╔══

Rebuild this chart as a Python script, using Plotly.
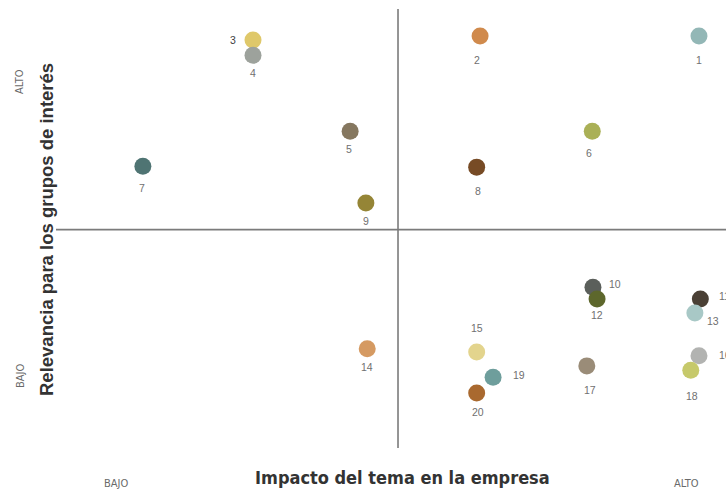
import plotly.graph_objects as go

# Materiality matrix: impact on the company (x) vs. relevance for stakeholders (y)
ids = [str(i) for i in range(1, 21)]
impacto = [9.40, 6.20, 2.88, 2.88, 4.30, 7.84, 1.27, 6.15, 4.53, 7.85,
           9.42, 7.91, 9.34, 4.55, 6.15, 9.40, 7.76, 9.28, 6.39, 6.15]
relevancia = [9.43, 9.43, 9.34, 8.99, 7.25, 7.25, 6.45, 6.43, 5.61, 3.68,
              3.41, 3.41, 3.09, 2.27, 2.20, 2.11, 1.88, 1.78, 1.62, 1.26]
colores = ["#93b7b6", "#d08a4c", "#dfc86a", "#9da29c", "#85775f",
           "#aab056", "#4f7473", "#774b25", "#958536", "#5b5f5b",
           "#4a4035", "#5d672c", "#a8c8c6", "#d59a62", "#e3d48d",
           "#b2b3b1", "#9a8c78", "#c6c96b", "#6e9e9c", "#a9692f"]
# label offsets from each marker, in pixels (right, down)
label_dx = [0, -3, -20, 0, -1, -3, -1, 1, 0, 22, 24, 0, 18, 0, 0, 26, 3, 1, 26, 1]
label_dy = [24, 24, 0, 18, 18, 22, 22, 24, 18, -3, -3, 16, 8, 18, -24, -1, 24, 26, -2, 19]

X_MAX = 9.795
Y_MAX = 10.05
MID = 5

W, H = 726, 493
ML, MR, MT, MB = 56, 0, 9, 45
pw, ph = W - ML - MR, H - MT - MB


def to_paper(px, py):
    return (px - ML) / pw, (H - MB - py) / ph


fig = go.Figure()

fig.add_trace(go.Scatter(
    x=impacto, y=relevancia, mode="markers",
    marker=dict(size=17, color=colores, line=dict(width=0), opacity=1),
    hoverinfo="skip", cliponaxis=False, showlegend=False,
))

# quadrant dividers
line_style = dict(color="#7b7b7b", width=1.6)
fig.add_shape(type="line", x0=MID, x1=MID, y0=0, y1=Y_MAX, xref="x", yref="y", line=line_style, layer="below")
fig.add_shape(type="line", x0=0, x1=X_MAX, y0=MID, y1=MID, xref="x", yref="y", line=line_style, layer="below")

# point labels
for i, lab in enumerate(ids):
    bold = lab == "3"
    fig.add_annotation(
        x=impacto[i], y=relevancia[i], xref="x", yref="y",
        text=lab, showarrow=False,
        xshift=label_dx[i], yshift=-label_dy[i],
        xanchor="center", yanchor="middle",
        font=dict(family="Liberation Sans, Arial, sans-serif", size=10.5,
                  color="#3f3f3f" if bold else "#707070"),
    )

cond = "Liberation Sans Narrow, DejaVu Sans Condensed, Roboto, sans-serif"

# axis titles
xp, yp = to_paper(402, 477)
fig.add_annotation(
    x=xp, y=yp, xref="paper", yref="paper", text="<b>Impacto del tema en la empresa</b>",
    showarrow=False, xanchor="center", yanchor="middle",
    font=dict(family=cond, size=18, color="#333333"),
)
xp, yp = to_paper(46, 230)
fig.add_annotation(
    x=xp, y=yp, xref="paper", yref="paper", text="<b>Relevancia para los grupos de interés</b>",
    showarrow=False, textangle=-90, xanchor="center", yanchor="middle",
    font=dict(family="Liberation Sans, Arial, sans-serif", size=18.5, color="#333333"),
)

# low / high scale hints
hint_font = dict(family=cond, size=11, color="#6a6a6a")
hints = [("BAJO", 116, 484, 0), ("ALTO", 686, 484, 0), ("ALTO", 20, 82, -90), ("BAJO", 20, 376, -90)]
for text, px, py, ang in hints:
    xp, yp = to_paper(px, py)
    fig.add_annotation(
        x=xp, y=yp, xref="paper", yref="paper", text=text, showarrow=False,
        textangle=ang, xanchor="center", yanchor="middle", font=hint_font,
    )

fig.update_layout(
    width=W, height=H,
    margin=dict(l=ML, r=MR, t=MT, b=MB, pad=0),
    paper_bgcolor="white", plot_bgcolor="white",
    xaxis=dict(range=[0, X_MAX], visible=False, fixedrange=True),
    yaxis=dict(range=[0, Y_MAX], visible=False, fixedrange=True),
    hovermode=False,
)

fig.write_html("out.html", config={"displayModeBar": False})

╚══

- _Stated goal_
Exactly restate the lines from the beginning of the data through the line with "fig = go.Figure()", and no others, keeping pictures out.

- _Solution to this exercise_
Rebuild this chart as a Python script, using Plotly.
import plotly.graph_objects as go

# Materiality matrix: impact on the company (x) vs. relevance for stakeholders (y)
ids = [str(i) for i in range(1, 21)]
impacto = [9.40, 6.20, 2.88, 2.88, 4.30, 7.84, 1.27, 6.15, 4.53, 7.85,
           9.42, 7.91, 9.34, 4.55, 6.15, 9.40, 7.76, 9.28, 6.39, 6.15]
relevancia = [9.43, 9.43, 9.34, 8.99, 7.25, 7.25, 6.45, 6.43, 5.61, 3.68,
              3.41, 3.41, 3.09, 2.27, 2.20, 2.11, 1.88, 1.78, 1.62, 1.26]
colores = ["#93b7b6", "#d08a4c", "#dfc86a", "#9da29c", "#85775f",
           "#aab056", "#4f7473", "#774b25", "#958536", "#5b5f5b",
           "#4a4035", "#5d672c", "#a8c8c6", "#d59a62", "#e3d48d",
           "#b2b3b1", "#9a8c78", "#c6c96b", "#6e9e9c", "#a9692f"]
# label offsets from each marker, in pixels (right, down)
label_dx = [0, -3, -20, 0, -1, -3, -1, 1, 0, 22, 24, 0, 18, 0, 0, 26, 3, 1, 26, 1]
label_dy = [24, 24, 0, 18, 18, 22, 22, 24, 18, -3, -3, 16, 8, 18, -24, -1, 24, 26, -2, 19]

X_MAX = 9.795
Y_MAX = 10.05
MID = 5

W, H = 726, 493
ML, MR, MT, MB = 56, 0, 9, 45
pw, ph = W - ML - MR, H - MT - MB


def to_paper(px, py):
    return (px - ML) / pw, (H - MB - py) / ph


fig = go.Figure()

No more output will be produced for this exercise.